DATA SEGMENT
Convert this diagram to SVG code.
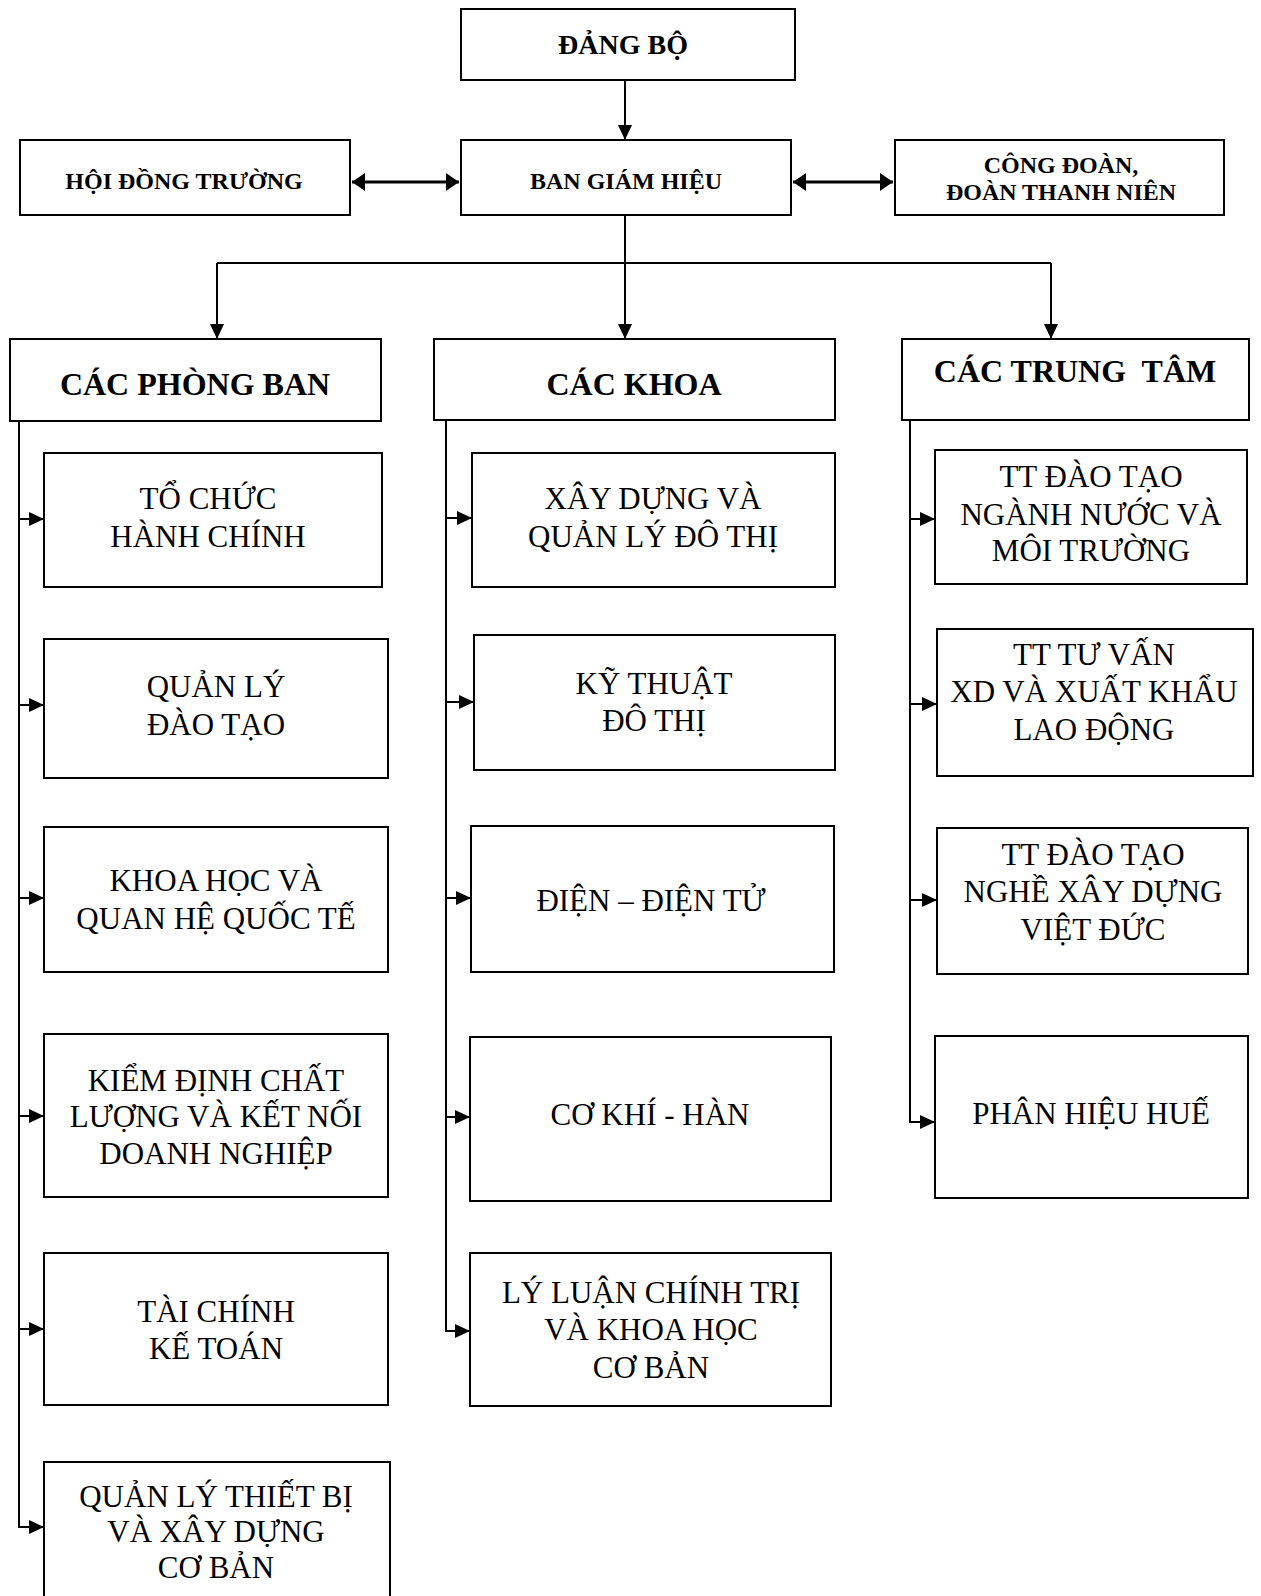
<svg xmlns="http://www.w3.org/2000/svg" width="1261" height="1596" viewBox="0 0 1261 1596">
<style>
.box{fill:#fff;stroke:#000;stroke-width:2}
.b{font-family:"Liberation Serif","Times New Roman",serif;font-weight:bold;text-anchor:middle;fill:#000}
.t{font-family:"Liberation Serif","Times New Roman",serif;font-size:31px;text-anchor:middle;fill:#000}
.c{fill:none;stroke:#000;stroke-width:2}
.ca{fill:none;stroke:#000;stroke-width:2;marker-end:url(#ah)}
.dbl{fill:none;stroke:#000;stroke-width:3;marker-end:url(#ah2);marker-start:url(#ah2)}
</style>
<defs>
<marker id="ah" markerUnits="userSpaceOnUse" markerWidth="16" markerHeight="14" refX="15" refY="7" orient="auto">
<path d="M0,0 L15,7 L0,14 z" fill="#000"/>
</marker>
<marker id="ah2" markerUnits="userSpaceOnUse" markerWidth="14" markerHeight="18" refX="13" refY="9" orient="auto-start-reverse">
<path d="M0,0 L13,9 L0,18 z" fill="#000"/>
</marker>
</defs>
<rect width="1261" height="1596" fill="#fff"/>

<g id="connectors">
<line class="ca" x1="625" y1="80" x2="625" y2="140"/>
<line class="dbl" x1="352" y1="182" x2="459" y2="182"/>
<line class="dbl" x1="793" y1="182" x2="893" y2="182"/>
<polyline class="c" points="625,215 625,263"/>
<polyline class="c" points="217,263 1051,263"/>
<line class="ca" x1="217" y1="263" x2="217" y2="339"/>
<line class="ca" x1="625" y1="263" x2="625" y2="339"/>
<line class="ca" x1="1051" y1="263" x2="1051" y2="339"/>

<polyline class="c" points="19,421 19,1527"/>
<line class="ca" x1="19" y1="519" x2="44" y2="519"/>
<line class="ca" x1="19" y1="705" x2="44" y2="705"/>
<line class="ca" x1="19" y1="898" x2="44" y2="898"/>
<line class="ca" x1="19" y1="1116" x2="44" y2="1116"/>
<line class="ca" x1="19" y1="1329" x2="44" y2="1329"/>
<line class="ca" x1="18" y1="1527" x2="44" y2="1527"/>

<polyline class="c" points="446,420 446,1331"/>
<line class="ca" x1="446" y1="518" x2="472" y2="518"/>
<line class="ca" x1="446" y1="702" x2="474" y2="702"/>
<line class="ca" x1="446" y1="898" x2="471" y2="898"/>
<line class="ca" x1="446" y1="1117" x2="470" y2="1117"/>
<line class="ca" x1="445" y1="1331" x2="470" y2="1331"/>

<polyline class="c" points="910,420 910,1122"/>
<line class="ca" x1="910" y1="519" x2="935" y2="519"/>
<line class="ca" x1="910" y1="704" x2="937" y2="704"/>
<line class="ca" x1="910" y1="900" x2="937" y2="900"/>
<line class="ca" x1="909" y1="1122" x2="935" y2="1122"/>
</g>

<g id="dang-bo"><rect class="box" x="461" y="9" width="334" height="71"/><text class="b" x="623" y="54" font-size="28">ĐẢNG BỘ</text></g>
<g id="hoi-dong-truong"><rect class="box" x="20" y="140" width="330" height="75"/><text class="b" x="184" y="189" font-size="24">HỘI ĐỒNG TRƯỜNG</text></g>
<g id="ban-giam-hieu"><rect class="box" x="461" y="140" width="330" height="75"/><text class="b" x="626" y="189" font-size="24">BAN GIÁM HIỆU</text></g>
<g id="cong-doan"><rect class="box" x="895" y="140" width="329" height="75"/><text class="b" x="1061" y="173" font-size="24">CÔNG ĐOÀN,</text><text class="b" x="1061" y="200" font-size="24">ĐOÀN THANH NIÊN</text></g>

<g id="cac-phong-ban"><rect class="box" x="10" y="339" width="371" height="82"/><text class="b" x="195" y="395" font-size="32">CÁC PHÒNG BAN</text></g>
<g id="cac-khoa"><rect class="box" x="434" y="339" width="401" height="81"/><text class="b" x="634" y="395" font-size="32">CÁC KHOA</text></g>
<g id="cac-trung-tam"><rect class="box" x="902" y="339" width="347" height="81"/><text class="b" x="1075" y="382" font-size="32" xml:space="preserve">CÁC TRUNG  TÂM</text></g>

<g id="to-chuc"><rect class="box" x="44" y="453" width="338" height="134"/><text class="t" x="208" y="509">TỔ CHỨC</text><text class="t" x="208" y="547">HÀNH CHÍNH</text></g>
<g id="quan-ly-dao-tao"><rect class="box" x="44" y="639" width="344" height="139"/><text class="t" x="216" y="697">QUẢN LÝ</text><text class="t" x="216" y="735">ĐÀO TẠO</text></g>
<g id="khoa-hoc"><rect class="box" x="44" y="827" width="344" height="145"/><text class="t" x="216" y="891">KHOA HỌC VÀ</text><text class="t" x="216" y="929">QUAN HỆ QUỐC TẾ</text></g>
<g id="kiem-dinh"><rect class="box" x="44" y="1034" width="344" height="163"/><text class="t" x="216" y="1091">KIỂM ĐỊNH CHẤT</text><text class="t" x="216" y="1127">LƯỢNG VÀ KẾT NỐI</text><text class="t" x="216" y="1164">DOANH NGHIỆP</text></g>
<g id="tai-chinh"><rect class="box" x="44" y="1253" width="344" height="152"/><text class="t" x="216" y="1322">TÀI CHÍNH</text><text class="t" x="216" y="1359">KẾ TOÁN</text></g>
<g id="quan-ly-thiet-bi"><rect class="box" x="44" y="1462" width="346" height="150"/><text class="t" x="216" y="1507">QUẢN LÝ THIẾT BỊ</text><text class="t" x="216" y="1542">VÀ XÂY DỰNG</text><text class="t" x="216" y="1578">CƠ BẢN</text></g>

<g id="xay-dung"><rect class="box" x="472" y="453" width="363" height="134"/><text class="t" x="653" y="509">XÂY DỰNG VÀ</text><text class="t" x="653" y="547">QUẢN LÝ ĐÔ THỊ</text></g>
<g id="ky-thuat"><rect class="box" x="474" y="635" width="361" height="135"/><text class="t" x="654" y="694">KỸ THUẬT</text><text class="t" x="654" y="731">ĐÔ THỊ</text></g>
<g id="dien"><rect class="box" x="471" y="826" width="363" height="146"/><text class="t" x="651" y="911">ĐIỆN – ĐIỆN TỬ</text></g>
<g id="co-khi"><rect class="box" x="470" y="1037" width="361" height="164"/><text class="t" x="650" y="1125">CƠ KHÍ - HÀN</text></g>
<g id="ly-luan"><rect class="box" x="470" y="1253" width="361" height="153"/><text class="t" x="651" y="1303">LÝ LUẬN CHÍNH TRỊ</text><text class="t" x="651" y="1340">VÀ KHOA HỌC</text><text class="t" x="651" y="1378">CƠ BẢN</text></g>

<g id="tt-nganh-nuoc"><rect class="box" x="935" y="450" width="312" height="134"/><text class="t" x="1091" y="487">TT ĐÀO TẠO</text><text class="t" x="1091" y="525">NGÀNH NƯỚC VÀ</text><text class="t" x="1091" y="561">MÔI TRƯỜNG</text></g>
<g id="tt-tu-van"><rect class="box" x="937" y="629" width="316" height="147"/><text class="t" x="1094" y="665">TT TƯ VẤN</text><text class="t" x="1094" y="702">XD VÀ XUẤT KHẨU</text><text class="t" x="1094" y="740">LAO ĐỘNG</text></g>
<g id="tt-viet-duc"><rect class="box" x="937" y="828" width="311" height="146"/><text class="t" x="1093" y="865">TT ĐÀO TẠO</text><text class="t" x="1093" y="902">NGHỀ XÂY DỰNG</text><text class="t" x="1093" y="940">VIỆT ĐỨC</text></g>
<g id="phan-hieu-hue"><rect class="box" x="935" y="1036" width="313" height="162"/><text class="t" x="1091" y="1124">PHÂN HIỆU HUẾ</text></g>
</svg>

WHAT TO PRODUCE
Transcribe the listing in full. Omit the pictures and keep every line exact.

SOLVED PROBLEM
Convert this diagram to SVG code.
<svg xmlns="http://www.w3.org/2000/svg" width="1261" height="1596" viewBox="0 0 1261 1596">
<style>
.box{fill:#fff;stroke:#000;stroke-width:2}
.b{font-family:"Liberation Serif","Times New Roman",serif;font-weight:bold;text-anchor:middle;fill:#000}
.t{font-family:"Liberation Serif","Times New Roman",serif;font-size:31px;text-anchor:middle;fill:#000}
.c{fill:none;stroke:#000;stroke-width:2}
.ca{fill:none;stroke:#000;stroke-width:2;marker-end:url(#ah)}
.dbl{fill:none;stroke:#000;stroke-width:3;marker-end:url(#ah2);marker-start:url(#ah2)}
</style>
<defs>
<marker id="ah" markerUnits="userSpaceOnUse" markerWidth="16" markerHeight="14" refX="15" refY="7" orient="auto">
<path d="M0,0 L15,7 L0,14 z" fill="#000"/>
</marker>
<marker id="ah2" markerUnits="userSpaceOnUse" markerWidth="14" markerHeight="18" refX="13" refY="9" orient="auto-start-reverse">
<path d="M0,0 L13,9 L0,18 z" fill="#000"/>
</marker>
</defs>
<rect width="1261" height="1596" fill="#fff"/>

<g id="connectors">
<line class="ca" x1="625" y1="80" x2="625" y2="140"/>
<line class="dbl" x1="352" y1="182" x2="459" y2="182"/>
<line class="dbl" x1="793" y1="182" x2="893" y2="182"/>
<polyline class="c" points="625,215 625,263"/>
<polyline class="c" points="217,263 1051,263"/>
<line class="ca" x1="217" y1="263" x2="217" y2="339"/>
<line class="ca" x1="625" y1="263" x2="625" y2="339"/>
<line class="ca" x1="1051" y1="263" x2="1051" y2="339"/>

<polyline class="c" points="19,421 19,1527"/>
<line class="ca" x1="19" y1="519" x2="44" y2="519"/>
<line class="ca" x1="19" y1="705" x2="44" y2="705"/>
<line class="ca" x1="19" y1="898" x2="44" y2="898"/>
<line class="ca" x1="19" y1="1116" x2="44" y2="1116"/>
<line class="ca" x1="19" y1="1329" x2="44" y2="1329"/>
<line class="ca" x1="18" y1="1527" x2="44" y2="1527"/>

<polyline class="c" points="446,420 446,1331"/>
<line class="ca" x1="446" y1="518" x2="472" y2="518"/>
<line class="ca" x1="446" y1="702" x2="474" y2="702"/>
<line class="ca" x1="446" y1="898" x2="471" y2="898"/>
<line class="ca" x1="446" y1="1117" x2="470" y2="1117"/>
<line class="ca" x1="445" y1="1331" x2="470" y2="1331"/>

<polyline class="c" points="910,420 910,1122"/>
<line class="ca" x1="910" y1="519" x2="935" y2="519"/>
<line class="ca" x1="910" y1="704" x2="937" y2="704"/>
<line class="ca" x1="910" y1="900" x2="937" y2="900"/>
<line class="ca" x1="909" y1="1122" x2="935" y2="1122"/>
</g>

<g id="dang-bo"><rect class="box" x="461" y="9" width="334" height="71"/><text class="b" x="623" y="54" font-size="28">ĐẢNG BỘ</text></g>
<g id="hoi-dong-truong"><rect class="box" x="20" y="140" width="330" height="75"/><text class="b" x="184" y="189" font-size="24">HỘI ĐỒNG TRƯỜNG</text></g>
<g id="ban-giam-hieu"><rect class="box" x="461" y="140" width="330" height="75"/><text class="b" x="626" y="189" font-size="24">BAN GIÁM HIỆU</text></g>
<g id="cong-doan"><rect class="box" x="895" y="140" width="329" height="75"/><text class="b" x="1061" y="173" font-size="24">CÔNG ĐOÀN,</text><text class="b" x="1061" y="200" font-size="24">ĐOÀN THANH NIÊN</text></g>

<g id="cac-phong-ban"><rect class="box" x="10" y="339" width="371" height="82"/><text class="b" x="195" y="395" font-size="32">CÁC PHÒNG BAN</text></g>
<g id="cac-khoa"><rect class="box" x="434" y="339" width="401" height="81"/><text class="b" x="634" y="395" font-size="32">CÁC KHOA</text></g>
<g id="cac-trung-tam"><rect class="box" x="902" y="339" width="347" height="81"/><text class="b" x="1075" y="382" font-size="32" xml:space="preserve">CÁC TRUNG  TÂM</text></g>

<g id="to-chuc"><rect class="box" x="44" y="453" width="338" height="134"/><text class="t" x="208" y="509">TỔ CHỨC</text><text class="t" x="208" y="547">HÀNH CHÍNH</text></g>
<g id="quan-ly-dao-tao"><rect class="box" x="44" y="639" width="344" height="139"/><text class="t" x="216" y="697">QUẢN LÝ</text><text class="t" x="216" y="735">ĐÀO TẠO</text></g>
<g id="khoa-hoc"><rect class="box" x="44" y="827" width="344" height="145"/><text class="t" x="216" y="891">KHOA HỌC VÀ</text><text class="t" x="216" y="929">QUAN HỆ QUỐC TẾ</text></g>
<g id="kiem-dinh"><rect class="box" x="44" y="1034" width="344" height="163"/><text class="t" x="216" y="1091">KIỂM ĐỊNH CHẤT</text><text class="t" x="216" y="1127">LƯỢNG VÀ KẾT NỐI</text><text class="t" x="216" y="1164">DOANH NGHIỆP</text></g>
<g id="tai-chinh"><rect class="box" x="44" y="1253" width="344" height="152"/><text class="t" x="216" y="1322">TÀI CHÍNH</text><text class="t" x="216" y="1359">KẾ TOÁN</text></g>
<g id="quan-ly-thiet-bi"><rect class="box" x="44" y="1462" width="346" height="150"/><text class="t" x="216" y="1507">QUẢN LÝ THIẾT BỊ</text><text class="t" x="216" y="1542">VÀ XÂY DỰNG</text><text class="t" x="216" y="1578">CƠ BẢN</text></g>

<g id="xay-dung"><rect class="box" x="472" y="453" width="363" height="134"/><text class="t" x="653" y="509">XÂY DỰNG VÀ</text><text class="t" x="653" y="547">QUẢN LÝ ĐÔ THỊ</text></g>
<g id="ky-thuat"><rect class="box" x="474" y="635" width="361" height="135"/><text class="t" x="654" y="694">KỸ THUẬT</text><text class="t" x="654" y="731">ĐÔ THỊ</text></g>
<g id="dien"><rect class="box" x="471" y="826" width="363" height="146"/><text class="t" x="651" y="911">ĐIỆN – ĐIỆN TỬ</text></g>
<g id="co-khi"><rect class="box" x="470" y="1037" width="361" height="164"/><text class="t" x="650" y="1125">CƠ KHÍ - HÀN</text></g>
<g id="ly-luan"><rect class="box" x="470" y="1253" width="361" height="153"/><text class="t" x="651" y="1303">LÝ LUẬN CHÍNH TRỊ</text><text class="t" x="651" y="1340">VÀ KHOA HỌC</text><text class="t" x="651" y="1378">CƠ BẢN</text></g>

<g id="tt-nganh-nuoc"><rect class="box" x="935" y="450" width="312" height="134"/><text class="t" x="1091" y="487">TT ĐÀO TẠO</text><text class="t" x="1091" y="525">NGÀNH NƯỚC VÀ</text><text class="t" x="1091" y="561">MÔI TRƯỜNG</text></g>
<g id="tt-tu-van"><rect class="box" x="937" y="629" width="316" height="147"/><text class="t" x="1094" y="665">TT TƯ VẤN</text><text class="t" x="1094" y="702">XD VÀ XUẤT KHẨU</text><text class="t" x="1094" y="740">LAO ĐỘNG</text></g>
<g id="tt-viet-duc"><rect class="box" x="937" y="828" width="311" height="146"/><text class="t" x="1093" y="865">TT ĐÀO TẠO</text><text class="t" x="1093" y="902">NGHỀ XÂY DỰNG</text><text class="t" x="1093" y="940">VIỆT ĐỨC</text></g>
<g id="phan-hieu-hue"><rect class="box" x="935" y="1036" width="313" height="162"/><text class="t" x="1091" y="1124">PHÂN HIỆU HUẾ</text></g>
</svg>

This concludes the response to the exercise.